Google will also allow advertisers to designate on which third-party Web sites their ads will appear, whether it's large partner sites like The New York Times or smaller pages.

The move is another first for Google and could resolve a long-standing complaint among advertisers who want more control of how and where they target promotions. Previously Google advertisers could bid only on keywords to appear in text ads on any of hundreds of related sites in its network.

Finally, to take advantage of the program, advertisers must bid for placement on a cost per impression (CPM) basis, as opposed to Google's stock in trade cost-per-click (CPC) search ads.

CPMs are modeled more closely to brand advertising like TV commercials in which marketers pay based on the number of people who see the ad. In contrast, marketers pay only for CPC ads when people click.

"We think highly targeted (display) advertising will work," said Patrick Keane, head of ad sales strategy at Google.

With the move, Google is helping stoke a revival of the online ad network that enjoyed popularity in the late 1990s. At the time, early industry leaders like DoubleClick, 24/7 Media and Engage controlled the ad sales of tens of thousands of publishers' sites, targeting display ads like banners based on specialty categories such as cooking and sports.

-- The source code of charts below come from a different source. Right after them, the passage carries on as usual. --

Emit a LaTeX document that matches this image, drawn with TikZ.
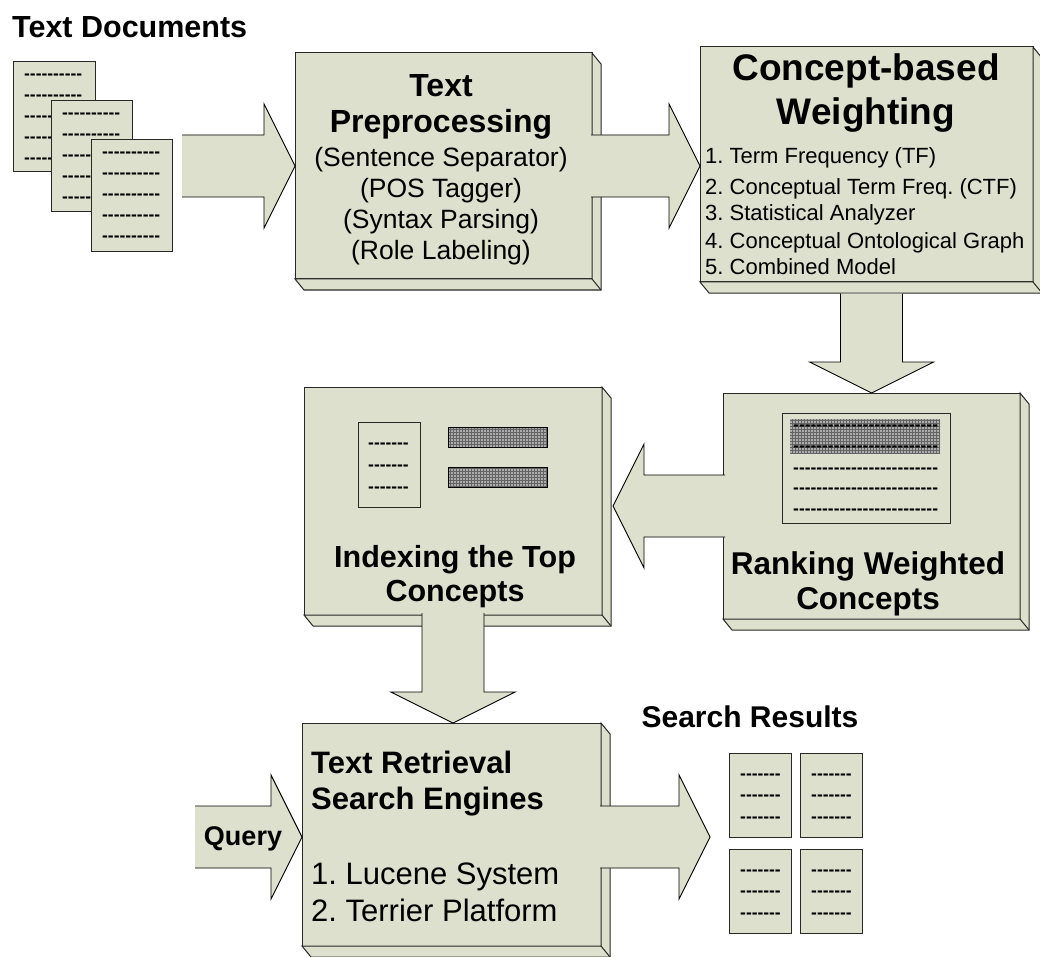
\documentclass[tikz,border=0pt]{standalone}
\usepackage{fontspec}
\setmainfont{Liberation Sans}
\frenchspacing
\usetikzlibrary{calc,fit,patterns}

\definecolor{boxgreen}{RGB}{221,224,204}
\definecolor{edgegray}{RGB}{40,40,40}
\definecolor{meshbase}{RGB}{172,172,172}
\definecolor{meshline}{RGB}{100,100,100}

\newcommand\fs[1]{\fontsize{#1}{#1}\selectfont}
% a row of separate hyphens (the kern keeps them from turning into dashes)
\newcommand\dashes[1]{\foreach\j in {1,...,#1}{-\kern0pt}}

\tikzset{
  cube/.style={draw=edgegray, fill=boxgreen, line width=1pt, inner sep=0pt, outer sep=0pt},
  cubeside/.style={draw=edgegray, fill=boxgreen, line width=1pt, line join=miter},
  page/.style={draw=edgegray, fill=boxgreen, line width=1pt, inner sep=0pt, outer sep=0pt},
  plainframe/.style={draw=edgegray, line width=1pt, inner sep=0pt, outer sep=0pt},
  meshbar/.style={fill=meshbase, inner sep=0pt, outer sep=0pt},
  meshborder/.style={draw=black, line width=0.8pt},
  arrowfill/.style={fill=boxgreen},
  arrowline/.style={draw=black, line width=0.9pt, line join=miter},
  dashrow/.style={inner sep=0pt, anchor=base west, font=\fs{17.4}\bfseries},
  lbl/.style={inner sep=0pt, anchor=base},
}

% extruded side and bottom faces of a box node
\newcommand\cubedepth[1]{%
  \path[cubeside] (#1.north east) -- ($(#1.north east)+(9,11)$) -- ($(#1.south east)+(9,11)$)
    -- ($(#1.south west)+(9,11)$) -- (#1.south west) -- (#1.south east) -- cycle;
  \draw[cubeside, fill=none] (#1.south east) -- ($(#1.south east)+(9,11)$);
}

% wide block arrow from a tail point to a tip point
\newcommand\blockarrow[2]{%
  \coordinate (ba-base) at ($(#2)!31pt!(#1)$);
  \path[arrowfill] ($(#1)!31pt!90:(#2)$) -- ($(ba-base)!31pt!90:(#2)$) -- ($(ba-base)!62pt!90:(#2)$)
    -- (#2) -- ($(ba-base)!62pt!-90:(#2)$) -- ($(ba-base)!31pt!-90:(#2)$) -- ($(#1)!31pt!-90:(#2)$) -- cycle;
  \path[arrowline] ($(#1)!31pt!90:(#2)$) -- ($(ba-base)!31pt!90:(#2)$) -- ($(ba-base)!62pt!90:(#2)$)
    -- (#2) -- ($(ba-base)!62pt!-90:(#2)$) -- ($(ba-base)!31pt!-90:(#2)$) -- ($(#1)!31pt!-90:(#2)$);
}

% a page with rows of dashes: name, corners, first row offset, row step, rows, dashes per row
\newcommand\docpage[9]{%
  \node[page, fit={(#2,#3) (#4,#5)}] (#1) {};
  \foreach \k in {1,...,#8}
    \node[dashrow] (#1-\k) at ($(#1.north west)+(11,{#6+(\k-1)*#7+5})$) {\dashes{#9}};
}

% a stacked page whose lower rows run under the next page: name, corners
\newcommand\stackpage[5]{%
  \node[page, fit={(#2,#3) (#4,#5)}] (#1) {};
  \foreach \k/\n in {1/10,2/10,3/5,4/5,5/5}
    \node[dashrow] (#1-\k) at ($(#1.north west)+(11,{13+(\k-1)*20.8+5})$) {\dashes{\n}};
}

% a grey mesh bar
\newcommand\meshbar[6]{% name, corners, extra drawing
  \node[meshbar, fit={(#2,#3) (#4,#5)}] (#1) {};
  \fill[pattern=grid, pattern color=meshline] (#1.south west) rectangle (#1.north east);
  #6
}

\begin{document}
\begin{tikzpicture}[x=1pt,y=-1pt]
\useasboundingbox (0,0) rectangle (1040,957);
\fill[white] (0,0) rectangle (1040,957);

% ---- input documents ----
\node[lbl, anchor=base west, font=\fs{30.5}\bfseries] (docs-title) at (12,38) {Text Documents};
\stackpage{doc-a}{13}{62}{95}{172}
\stackpage{doc-b}{51}{101}{132}{212}
\docpage{doc-c}{91}{140}{172}{252}{13}{20.8}{5}{10}

% ---- processing boxes ----
\node[cube, fit={(295,53) (592,279)}] (pre) {};
\cubedepth{pre}
\node[cube, fit={(700,47) (1033,282)}] (con) {};
\cubedepth{con}
\node[cube, fit={(723,393) (1020,619)}] (rank) {};
\cubedepth{rank}
\node[cube, fit={(304,387) (602,615)}] (idx) {};
\cubedepth{idx}
\node[cube, fit={(302,723) (601,946)}] (tr) {};
\cubedepth{tr}

% ---- connectors ----
\coordinate (docs-out) at (182,166);
\blockarrow{docs-out}{pre.west}

\coordinate (pre-out) at ($(pre.east)+(-1,0)$);
\coordinate (con-in) at (con.west |- pre.east);
\blockarrow{pre-out}{con-in}

\coordinate (con-out) at ($(rank.north |- con.south)+(0,11.5)$);
\blockarrow{con-out}{rank.north}

\coordinate (rank-out) at ($(rank.west)+(2,0)$);
\coordinate (idx-in) at ($(idx.east |- rank.west)+(11,0)$);
\blockarrow{rank-out}{idx-in}

\coordinate (idx-out) at ($(idx.south)+(0,-2)$);
\coordinate (tr-in) at (idx.south |- tr.north);
\blockarrow{idx-out}{tr-in}

\coordinate (q-tail) at (195,837);
\coordinate (q-tip) at (tr.west |- q-tail);
\blockarrow{q-tail}{q-tip}

\coordinate (tr-out) at ($(tr.east |- q-tail)+(-1,0)$);
\coordinate (res-in) at (710,837);
\blockarrow{tr-out}{res-in}

% ---- Text Preprocessing ----
\node[lbl, font=\fs{32}\bfseries] (pre-t1) at (441,96.5) {Text};
\node[lbl, font=\fs{32}\bfseries] (pre-t2) at (441,132.5) {Preprocessing};
\node[lbl, font=\fs{26.5}] (pre-l1) at (441,166.5) {(Sentence Separator)};
\node[lbl, font=\fs{26.5}] (pre-l2) at (441,197.5) {(POS Tagger)};
\node[lbl, font=\fs{26.5}] (pre-l3) at (441,228.5) {(Syntax Parsing)};
\node[lbl, font=\fs{26.5}] (pre-l4) at (441,259.5) {(Role Labeling)};

% ---- Concept-based Weighting ----
\node[lbl, font=\fs{37}\bfseries] (con-t1) at (866,81) {Concept-based};
\node[lbl, font=\fs{37}\bfseries] (con-t2) at (866,125) {Weighting};
\node[lbl, anchor=base west, font=\fs{22}] (con-l1) at (705,164) {1. Term Frequency (TF)};
\node[lbl, anchor=base west, font=\fs{22}] (con-l2) at (705,195) {2. Conceptual Term Freq. (CTF)};
\node[lbl, anchor=base west, font=\fs{22}] (con-l3) at (705,221) {3. Statistical Analyzer};
\node[lbl, anchor=base west, font=\fs{22}] (con-l4) at (705,249) {4. Conceptual Ontological Graph};
\node[lbl, anchor=base west, font=\fs{22}] (con-l5) at (705,275) {5. Combined Model};

% ---- Ranking Weighted Concepts ----
\node[plainframe, fit={(782,413) (950,523)}] (rank-list) {};
\meshbar{rank-band}{790}{419}{940}{453}{}
\foreach \r/\yy in {1/425,2/446,3/468,4/488,5/509}
  \node[dashrow] (rank-row-\r) at (793,\yy+5) {\dashes{25}};
\node[lbl, font=\fs{31.5}\bfseries] (rank-t1) at (868,574) {Ranking Weighted};
\node[lbl, font=\fs{31.5}\bfseries] (rank-t2) at (868,609) {Concepts};

% ---- Indexing the Top Concepts ----
\node[plainframe, fit={(358,422) (420,507)}] (idx-doc) {};
\foreach \r/\yy in {1/443,2/465,3/487}
  \node[dashrow] (idx-row-\r) at (368,\yy+5) {\dashes{7}};
\meshbar{idx-bar-a}{448}{427}{547}{447}{\draw[meshborder] (idx-bar-a.south west) rectangle (idx-bar-a.north east);}
\meshbar{idx-bar-b}{448}{467}{547}{487}{\draw[meshborder] (idx-bar-b.south west) rectangle (idx-bar-b.north east);}
\node[lbl, font=\fs{30.5}\bfseries] (idx-t1) at (455,567) {Indexing the Top};
\node[lbl, font=\fs{30.5}\bfseries] (idx-t2) at (455,601) {Concepts};

% ---- Text Retrieval Search Engines ----
\node[lbl, anchor=base west, font=\fs{31}\bfseries] (tr-t1) at (311,773) {Text Retrieval};
\node[lbl, anchor=base west, font=\fs{31}\bfseries] (tr-t2) at (311,809) {Search Engines};
\node[lbl, anchor=base west, font=\fs{31}] (tr-l1) at (311,884) {1. Lucene System};
\node[lbl, anchor=base west, font=\fs{31}] (tr-l2) at (311,921) {2. Terrier Platform};
\node[lbl, font=\fs{27}\bfseries] (query) at (243,845) {Query};

% ---- Search results ----
\node[lbl, font=\fs{30}\bfseries] (res-title) at (750,727) {Search Results};
\docpage{res-a}{729}{753}{791}{837}{21}{21.5}{3}{7}
\docpage{res-b}{800}{753}{862}{837}{21}{21.5}{3}{7}
\docpage{res-c}{729}{849}{791}{933}{21}{21.5}{3}{7}
\docpage{res-d}{800}{849}{862}{933}{21}{21.5}{3}{7}
\end{tikzpicture}
\end{document}
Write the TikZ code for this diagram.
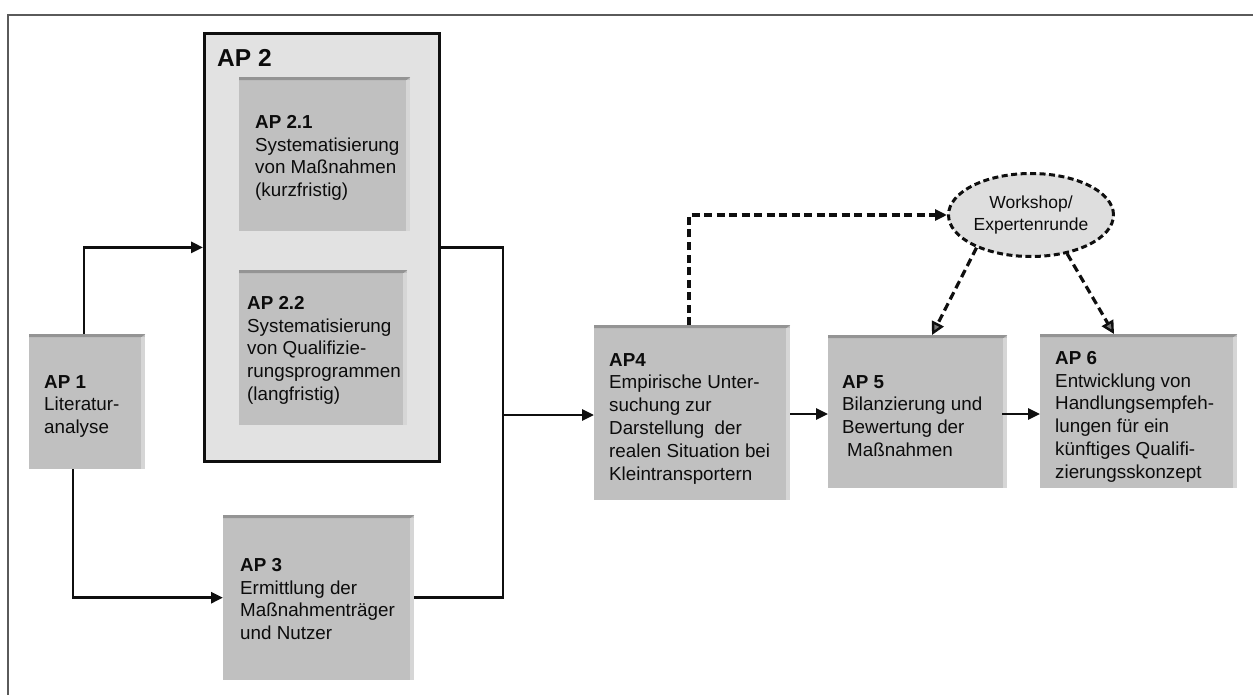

They also began to target ads to Web surfers' behavior across swathes of pages before the bubble burst. Many of their fortunes faded with the dot-com bust, roughly when cost-efficient search marketing that Google's now famous for began to take hold.

Today, ad networks such as Fastclick and have regained some power of the early networks without the status. Consequently, Google could be a weighty competitive force.

"It's the return of the ad network," said Kevin Lee, president of search engine marketing firm Did-It. "It's a big deal because it puts Google squarely in competition with the graphical banner networks.

"Clearly, this is an attempt to get at brand advertisers."

Google's chief rival, Yahoo, recently said it is gaining steam in the brand advertising business with rich media, video and other forms of display advertising in high demand.